Along with music and contact with Brazilian culture, festival atendrees will have the opportunity this year to contribute to mobilizations for the rights of all. Volunteers from the Brazil Fund and Elas will circulate through the crowd to explain the work done by the organizations they support and the forms of collaboration. Those interested in knowing more can visit a stand located between 46th and 47th Street.
Unacceptable numbers show the need for mobilization against the different forms of violence that currently occur.
Among these numbers is the percentage of youth and blacks murdered in Brazil. In 2012, 30,000 of the 56,000 people murdered were between the ages of 15 and 29. Of those, 77% were black.
Violence is a daily reality for Brazilian women, too. According to “Brazilian women in public and private spaces”, a publication from 2011, five women are assaulted every two minutes in the country, and one in every five women is considered to have suffered some type of violence from men, acquainted or not. The partner (husband or boyfriend) is responsible for more than 80% of the related cases.
Brazil Human Rights Fund
Created by respected activists and academics, the Brazil Fund began its activities in 2006 as a private non-profit foundation. It has been responsible for directing R$ 11.7 million to around 300 projects throughout the country by way of its nine annual and five specially-themed funding rounds. It holds training workshops for project representatives and human rights network members and carries out visits to monitor progress in every region of Brazil.
Its mission is to contribute to the realization of human rights in the country, building innovative and sustainable mechanisms that can channel resources toward strengthening civil society organizations and develop social justice philanthropy.
Launched in 2000, the Elas Fund is the only foundation of its kind that focuses exclusively on the promotion of the rights of young and adult women in Brazil, and was the first social justice foundation in the country. It mobilizes and invests resources in initiatives that empower women, with the view that they are the main agents of societal transformation.

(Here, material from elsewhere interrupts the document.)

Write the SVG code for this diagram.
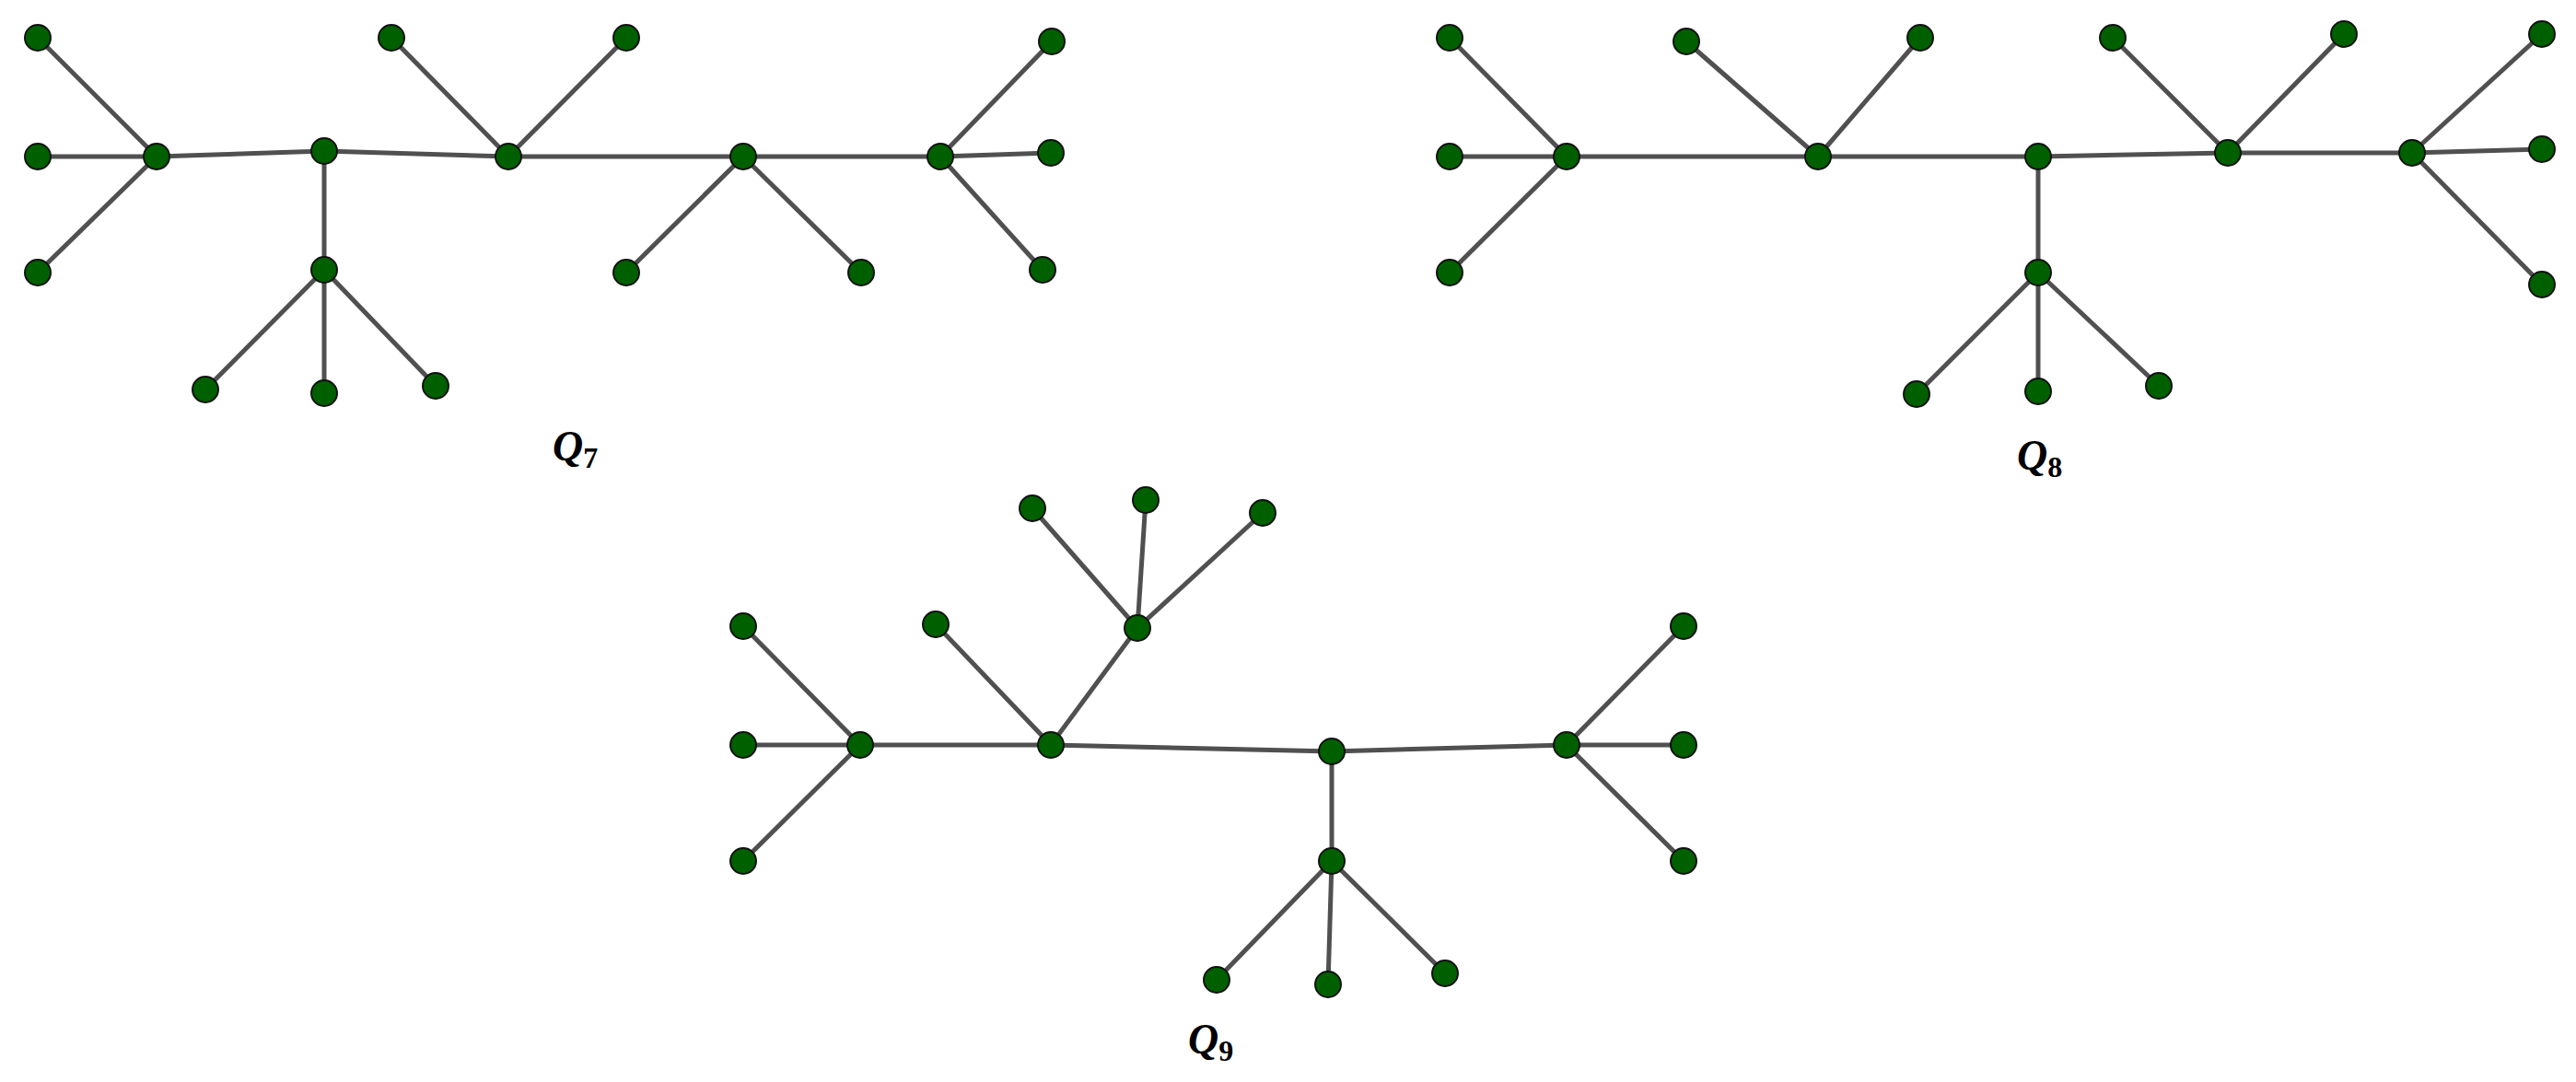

It has already supported 320 women’s groups throughout every region of Brazil, by way of 19 special funding rounds. It has invested R$ 7.4 million — R$ 6 million in donations and the rest in capacity building for the organizations and groups supported. It supports groups that promote economic independence; entrepreneurship; access to education; prevention of violence against women and girls; the defense of rights; access to health care; the inclusion of new information technologies; art and culture; the preservation of the environment and biodiversity; respect for ethnic, racial, sexual and generational diversity; and access to sports.
Along with financial support, it also accompanies the actions and activities of these groups.